Dahal started courting former UML leaders including Madhav Nepal, who was also getting increasingly unhappy with Oli’s style of running the party and the government.
Oli, however, continued to maintain a firm grip on the party and the government. But in early October, Krishna Bahadur Mahara, Dahal’s trusted man for years, was forced to step down as House Speaker following allegations of attempted rape.
As the hunt for new Speaker began, Dahal upped the ante, demanding the post for one of the Maoist leaders—Agni Sapkota. Oli was in favour of Subas Nembang. After the winter session began in December, both Oli and Dahal drove a hard bargain. But in the end, Dahal won. A meeting at Bhaisepati at the residence of Bamdev Gautam, who has been proposed as vice-chair of the party, changed the dynamics, leaders say. Dahal managed to bring Gautam, Madhav Nepal and Jhala Nath Khanal into his fold, weakening the Oli group in the party.
Central Committee members said the ongoing meeting will define the new power struggle. But there is no alternative to finding common ground, according to them.
“Any change in the existing setting, as factionalism continues, will have a long-term impact on internal as well national politics,” said Yubaraj Chaulagain, a central committee member.
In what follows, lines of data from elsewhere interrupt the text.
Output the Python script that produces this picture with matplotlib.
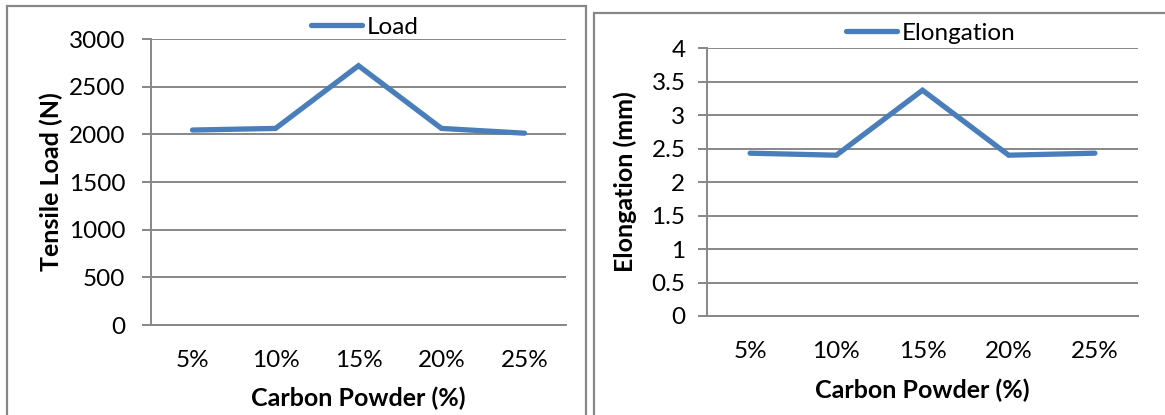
import matplotlib
matplotlib.use("Agg")
import matplotlib.pyplot as plt
from matplotlib.patches import Rectangle

plt.rcParams['font.family'] = ['Lato', 'DejaVu Sans']

categories = ["5%", "10%", "15%", "20%", "25%"]
load = [2045, 2062, 2720, 2062, 2012]
elongation = [2.43, 2.40, 3.37, 2.40, 2.43]
load_ticks = [0, 500, 1000, 1500, 2000, 2500, 3000]
elong_ticks = [0, 0.5, 1, 1.5, 2, 2.5, 3, 3.5, 4]
elong_labels = ["0", "0.5", "1", "1.5", "2", "2.5", "3", "3.5", "4"]

W, H = 1165, 415
grey = "#878787"
blue = "#4A7EBB"
fs = 17.5
fs_title = 18

fig = plt.figure(figsize=(W / 100, H / 100), dpi=100)


def px_axes(x0, x1, ytop, ybot):
    return fig.add_axes([x0 / W, 1 - ybot / H, (x1 - x0) / W, (ybot - ytop) / H])


def style(ax, values, ticks, labels, ylim, ylabel, ypad, ylab_x, xlab_y, name):
    x = list(range(len(categories)))
    ax.plot(x, values, color=blue, lw=3.8, solid_capstyle="round",
            solid_joinstyle="miter", label=name)
    ax.set_xlim(-0.5, len(categories) - 0.5)
    ax.set_ylim(*ylim)
    ax.set_yticks(ticks)
    ax.set_yticklabels(labels)
    ax.set_xticks(x)
    ax.set_xticklabels(categories)
    ax.grid(axis="y", color=grey, lw=1.4)
    ax.set_axisbelow(True)
    for s in ["top", "right"]:
        ax.spines[s].set_visible(False)
    for s in ["left", "bottom"]:
        ax.spines[s].set_color(grey)
        ax.spines[s].set_linewidth(1.4)
    ax.tick_params(axis="y", length=6.5, width=1.4, color=grey, pad=ypad, labelsize=fs)
    ax.tick_params(axis="x", length=0, pad=18, labelsize=fs)
    ax.set_xlabel("Carbon Powder (%)", fontsize=fs_title, fontweight="bold", va="center")
    ax.set_ylabel(ylabel, fontsize=fs_title, fontweight="bold", va="center")
    ax.xaxis.set_label_coords(0.5, xlab_y)
    ax.yaxis.set_label_coords(ylab_x, 0.5)


# outer chart boxes
fig.patches.append(Rectangle((7 / W, -0.1), (586 - 7) / W, 1.1 - 6 / H,
                             transform=fig.transFigure, fill=False, ec=grey, lw=1.6))
fig.patches.append(Rectangle((594 / W, -0.1), 0.5, 1.1 - 13 / H,
                             transform=fig.transFigure, fill=False, ec=grey, lw=1.6))

ax1 = px_axes(151, 566, 39, 325)
style(ax1, load, load_ticks, [str(t) for t in load_ticks], (0, 3000),
      "Tensile Load (N)", 12, -0.24, -0.255, "Load")
ax2 = px_axes(707, 1138, 48, 316)
style(ax2, elongation, elong_ticks, elong_labels, (0, 4),
      "Elongation (mm)", 9, -0.189, -0.276, "Elongation")

for ax, x0, yc in [(ax1, 311, 27), (ax2, 846, 33)]:
    ax.legend(loc="center left", bbox_to_anchor=(x0 / W, 1 - yc / H),
              bbox_transform=fig.transFigure, frameon=False, fontsize=fs,
              borderpad=0, borderaxespad=0, handlelength=2.1, handletextpad=0.2)

fig.savefig("out.png", dpi=100)
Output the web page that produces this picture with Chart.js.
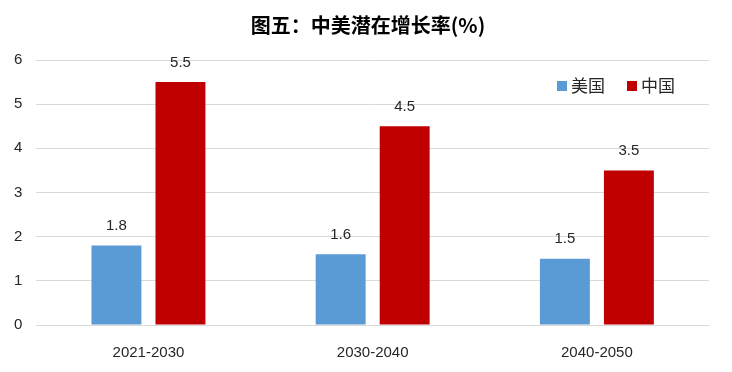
<!DOCTYPE html>
<html>
<head>
<meta charset="utf-8">
<script src="https://cdn.jsdelivr.net/npm/chart.js@4/dist/chart.umd.min.js"></script>
<style>
  html, body { margin: 0; padding: 0; background: #fff; }
  #wrap { width: 732px; height: 372px; position: relative; }
</style>
</head>
<body>
<div id="wrap"><canvas id="grafica"></canvas></div>
<script>
const periodos = ["2021-2030", "2030-2040", "2040-2050"];
const usa = [1.8, 1.6, 1.5];
const china = [5.5, 4.5, 3.5];
const nombres = ["美国", "中国"];
const colores = ["#5b9bd5", "#c00000"];
const yTicks = [0, 1, 2, 3, 4, 5, 6];
const titulo = "图五：中美潜在增长率(%)";

const fuente = "'Noto Sans CJK SC', 'Liberation Sans', sans-serif";

// titulo centrado en todo el lienzo
const tituloPlugin = {
  id: "tituloPlugin",
  afterDraw(chart) {
    const ctx = chart.ctx;
    ctx.save();
    ctx.font = "bold 20px " + fuente;
    ctx.fillStyle = "#000";
    ctx.textAlign = "center";
    ctx.textBaseline = "middle";
    ctx.fillText(titulo, chart.width / 2 + 2, 25);
    ctx.restore();
  }
};

// etiquetas encima de cada barra
const etiquetas = {
  id: "etiquetas",
  afterDatasetsDraw(chart) {
    const ctx = chart.ctx;
    ctx.save();
    ctx.font = "15px 'Liberation Sans', sans-serif";
    ctx.fillStyle = "#262626";
    ctx.textAlign = "center";
    ctx.textBaseline = "bottom";
    chart.data.datasets.forEach((ds, i) => {
      chart.getDatasetMeta(i).data.forEach((bar, j) => {
        ctx.fillText(ds.data[j].toFixed(1), bar.x, bar.y - 12);
      });
    });
    ctx.restore();
  }
};

// leyenda dentro del area del grafico
const leyenda = {
  id: "leyenda",
  afterDraw(chart) {
    const ctx = chart.ctx;
    ctx.save();
    ctx.font = "17px " + fuente;
    ctx.textBaseline = "middle";
    let x = 557;
    const y = 86;
    chart.data.datasets.forEach(ds => {
      ctx.fillStyle = ds.backgroundColor;
      ctx.fillRect(x, y - 5, 10, 10);
      ctx.fillStyle = "#262626";
      ctx.fillText(ds.label, x + 14, y);
      x += 14 + ctx.measureText(ds.label).width + 22;
    });
    ctx.restore();
  }
};

new Chart(document.getElementById("grafica"), {
  type: "bar",
  data: {
    labels: periodos,
    datasets: [
      { label: nombres[0], data: usa, backgroundColor: colores[0] },
      { label: nombres[1], data: china, backgroundColor: colores[1] }
    ]
  },
  options: {
    responsive: true,
    maintainAspectRatio: false,
    animation: false,
    layout: { padding: { left: 0, right: 23, top: 60, bottom: -1 } },
    datasets: {
      bar: { categoryPercentage: 0.571, barPercentage: 0.78 }
    },
    plugins: {
      legend: { display: false },
      tooltip: { enabled: false },
      title: { display: false }
    },
    scales: {
      x: {
        grid: { display: false },
        border: { display: false },
        ticks: { color: "#262626", font: { family: "'Liberation Sans', sans-serif", size: 15 }, padding: 11 }
      },
      y: {
        min: 0,
        max: 6,
        afterBuildTicks(axis) { axis.ticks = yTicks.map(v => ({ value: v })); },
        grid: { color: "#d9d9d9", drawTicks: false },
        border: { display: false },
        ticks: { color: "#262626", font: { family: "'Liberation Sans', sans-serif", size: 15 }, padding: 14 }
      }
    }
  },
  plugins: [etiquetas, leyenda, tituloPlugin]
});
</script>
</body>
</html>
However, a political analyst and former Maoist leader Bishwo Bhakta Dulal, who is usually known as Aahuti, said the fundamental problem of the Nepal Communist Party (NCP) is that it does not have an ideology.
“The two parties merged because they had shared interests,” Dulal told the Post. “Both gave up on their ideologies. Now they don’t have one.”
Hemraj Bhandari, also a central committee member of the ruling party, agreed that ideology is key, as it serves as a binding force, as the glue that holds everyone together.
“There was no discussion on ideological issues when leaders were talking about merger,” Bhandari told the Post. “Leaders of the two parties still have completely different understandings on various issues, which are leading to conflict. Suspicion continues to persist in the party.”